The venture capitalists started to get restless, shifting in their seats. They didn’t want to hear about the science. They wanted to hear more about superhuman vision. Because it was a freakin’ gold mine.
“We focused our attention on the pulvinar nucleus because it seemed to be one of the places in the brain where perception takes place. Where the most important information from the visual field is sent after it’s been deciphered by the cortex. Using implanted arrays of electrodes, we tried to deliver a visual signal to this part of the brain, and as I said, we failed. But as we did our experiments, an amazing thing happened. Although we couldn’t deliver a visual signal directly to the brain, we found that we could retrieve one.”

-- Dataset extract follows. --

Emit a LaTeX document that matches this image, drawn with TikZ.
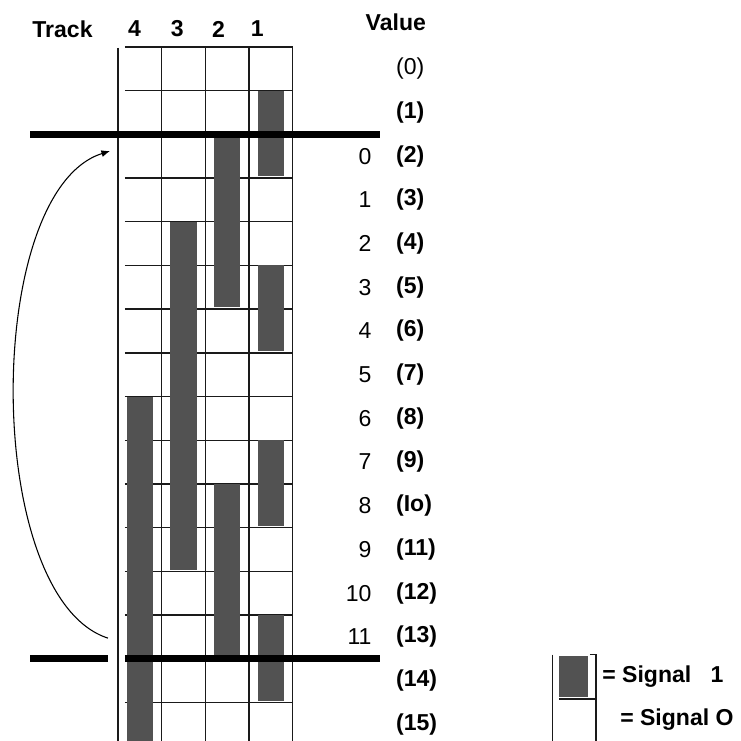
\documentclass[tikz,border=0pt]{standalone}
\usepackage{fontspec}
\setmainfont{Liberation Sans}
\usepackage{tikz}
\usetikzlibrary{arrows.meta,positioning,calc}
\definecolor{clGrid}{HTML}{1A1A1A}
\definecolor{clSignal}{HTML}{525252}
\tikzset{
  gridline/.style={line width=0.9pt, draw=clGrid},
  railline/.style={line width=4.6pt, draw=black},
  signalbar/.style={fill=clSignal},
  hdr/.style={font=\fontsize{15}{18}\selectfont\bfseries, inner sep=0pt},
  valnum/.style={font=\fontsize{15}{18}\selectfont, anchor=east, inner sep=0pt},
  valcode/.style={font=\fontsize{15}{18}\selectfont\bfseries, anchor=west, inner sep=0pt},
  legendtext/.style={font=\fontsize{15}{18}\selectfont\bfseries, anchor=west, inner sep=0pt},
  wraparrow/.style={-{Latex[length=2mm,width=1.6mm]}, line width=0.7pt},
}

\begin{document}
\begin{tikzpicture}
  \useasboundingbox (-2.70,1.075) rectangle (14.26,-15.885);
  % cells of the four tracks
  \draw[gridline] (0,-0.02) -- (0,-15.885);
  \foreach \r in {0,...,15} \draw[gridline] (0.16,-\r) -- (4,-\r);
  \foreach \c in {1,...,4} \draw[gridline] (\c,0) -- (\c,-15.885);
  % signal 1 on each track
  \foreach \a/\b in {1/2,5/6,9/10,13/14} \fill[signalbar] (3.2,-\a) rectangle (3.8,{-\b-0.96});
  \foreach \a/\b in {2/5,10/13} \fill[signalbar] (2.2,-\a) rectangle (2.8,{-\b-0.96});
  \fill[signalbar] (1.2,-4) rectangle (1.8,-11.96);
  \fill[signalbar] (0.2,-8) rectangle (0.8,-15.885);
  % start and end marks
  \draw[railline] (-2.01,-2) -- (6.0,-2);
  \draw[railline] (-2.01,-14) -- (-0.23,-14);
  \draw[railline] (0.16,-14) -- (6.0,-14);
  % headings
  \node[hdr] (trackLbl) at (-1.27,0.41) {Track};
  \node[hdr] (trk4) at (0.38,0.41) {4};
  \node[hdr] (trk3) at (1.36,0.41) {3};
  \node[hdr] (trk2) at (2.30,0.41) {2};
  \node[hdr] (trk1) at (3.19,0.41) {1};
  \node[hdr] (valueLbl) at (6.36,0.56) {Value};
  % values
  \foreach \v in {0,...,11} \node[valnum] (num\v) at (5.81,{-\v-2.5}) {\v};
  \node[valcode, font=\fontsize{15}{18}\selectfont] (code0) at (6.36,-0.5) {(0)};
  \foreach \k in {1,2,3,4,5,6,7,8,9,11,12,13,14,15}
    \node[valcode] (code\k) at (6.36,{-\k-0.5}) {(\k)};
  \node[valcode] (code10) at (6.36,-10.5) {(Io)};
  % wrap round
  \coordinate (wrapFrom) at (-0.23,-13.53);
  \coordinate (wrapTo) at (-0.18,-2.38);
  \draw[wraparrow] (wrapFrom) .. controls +(-2.87,0.93) and +(-2.92,-0.92) .. (wrapTo);
  % legend
  \draw[gridline] (9.95,-13.91) -- (9.95,-15.885);
  \fill[signalbar] (10.09,-13.93) rectangle (10.76,-14.88);
  \draw[gridline] (10.09,-14.92) -- (10.94,-14.92);
  \draw[gridline] (10.80,-13.91) -- (10.94,-13.91) -- (10.94,-15.885);
  \node[legendtext] (sig1) at (11.08,-14.42) {= Signal\ \ \ 1};
  \node[legendtext] (sig0) at (11.49,-15.40) {= Signal O};
\end{tikzpicture}
\end{document}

Arvin moved to the center of the stage, where a laptop had been placed on a round table beneath the giant video screen. He sat down in a chair beside the table, then pulled aside his long white hair to reveal a patch of shaved skin on his scalp, just above his right ear. A small silver disk was embedded in the center of the patch. “As you can see, I was the primary human subject in this experiment. Implanted in my pulvinar nucleus is a device that acts like a neural wiretap. It picks up the electromagnetic signals generated by millions of brain cells, and then it amplifies and wirelessly transmits those signals to this microprocessor on the outside of my skull.” Arvin tapped the silver disk in his scalp. “I call this processor the Dream-catcher. It’s similar to the microchip used in our retinal implants, but in the Dream-catcher the translation process is reversed. Whereas the retinal implant converts a video feed to neural signals that are sent to the brain, the Dream-catcher converts the neural signals of my brain into digital images that can be transmitted to a computer. Please take a look at the screen.”